Attempting to add IPs of two different families will result in a GoBGP error when it attempts to import BGP policy from kube-router.

IPv6 & IPv4 Network Policy Ranges Will Only Work If That Family Has Been Enabled

Network Policy in Kubernetes allows users to specify IPBlock ranges for ingress and egress policies. These blocks are string-based network CIDRs and allow the user to specify any ranges that they wish in order to allow ingress or egress from network ranges that are not selectable using Kubernetes pod selectors.

Currently, kube-router is only able to work with CIDRs for IP families that it has been enabled for using the --enable-ipv4=true & --enable-ipv6=true CLI flags. If a user adds a network policy for an IP family that kube-router is not enabled for, you will see a warning in your kube-router logs and no firewall rule will be added.

kube-router.io/pod-cidr Deprecation

Now that kube-router has dual-stack capability, it doesn't make sense to have an annotation that can only represent a single pod CIDR any longer. As such, with this release we are announcing the deprecation of the kube-router.io/pod-cidr annotation in favor of the new kube-router.io/pod-cidrs annotation.

The new kube-router.io/pod-cidrs annotation is a comma-separated list of CIDRs and can hold either IPv4 or IPv6 CIDRs in string form.

It should be noted, that until kube-router.io/pod-cidr is fully removed, at some point in the future, it will still be preferred over the kube-router.io/pod-cidrs annotation in order to preserve as much backwards compatibility as possible. Until kube-router.io/pod-cidr has been fully retired, users that use the old annotation will get a warning in their kube-router logs saying that they should change to the new annotation.

The recommended action here, is that upon upgrade, you convert nodes from using the kube-router.io/pod-cidr to the new kube-router.io/pod-cidrs annotation. Since kube-router currently only updates node annotations at start and not as they are updated, this is a safe change to make before updating kube-router.

If neither annotation is specified, kube-router will use the PodCIDRs field of the Kubernetes node spec which is populated by the kube-controller-manager as part of it's --allocate-node-cidrs functionality. This should be a sane default for most users of kube-router.

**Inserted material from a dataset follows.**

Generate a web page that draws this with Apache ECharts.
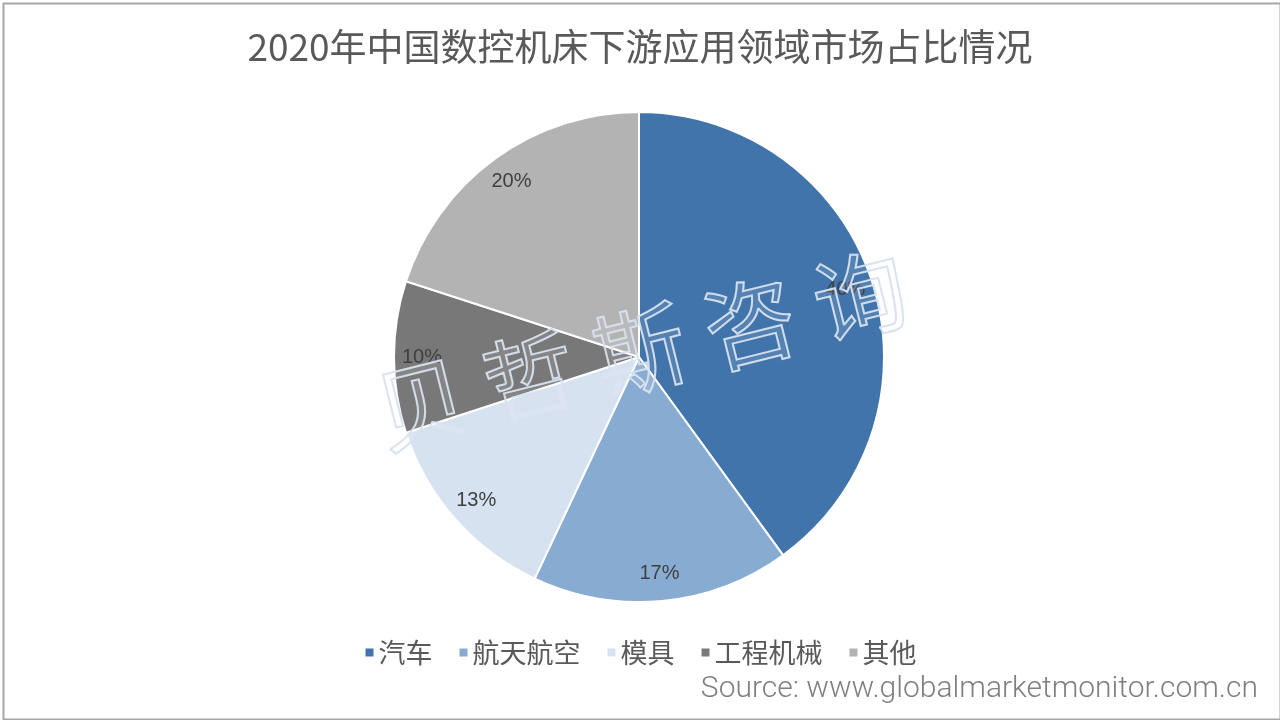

CNI Now Accepts Multiple Pod Ranges

Now that kube-router supports dual-stack, it also supports multiple ranges in the CNI file. While kube-router will still add your pod CIDRs to your CNI configuration via node configuration like kube-router.io/pod-cidr, kube-router.io/pod-cidrs, or .node.Spec.PodCIDRs, you can also customize your own CNI to add additional ranges or plugins.

A CNI configuration with multiple ranges will typically look something like the following:

{
  "cniVersion": "0.3.0",
  "name": "mynet",
  "plugins": [
    {
      "bridge": "kube-bridge",
      "ipam": {
        "ranges": [
          [
            {
              "subnet": "10.242.0.0/24"
            }
          ],
          [
            {
              "subnet": "2001:db8:42:1000::/64"
            }
          ]
        ],
        "type": "host-local"
      },
      "isDefaultGateway": true,
      "mtu": 9001,
      "name": "kubernetes",
      "type": "bridge"
    }
  ]
}

All kube-router's handling of the CNI file attempts to minimize disruption to any user made edits to the file.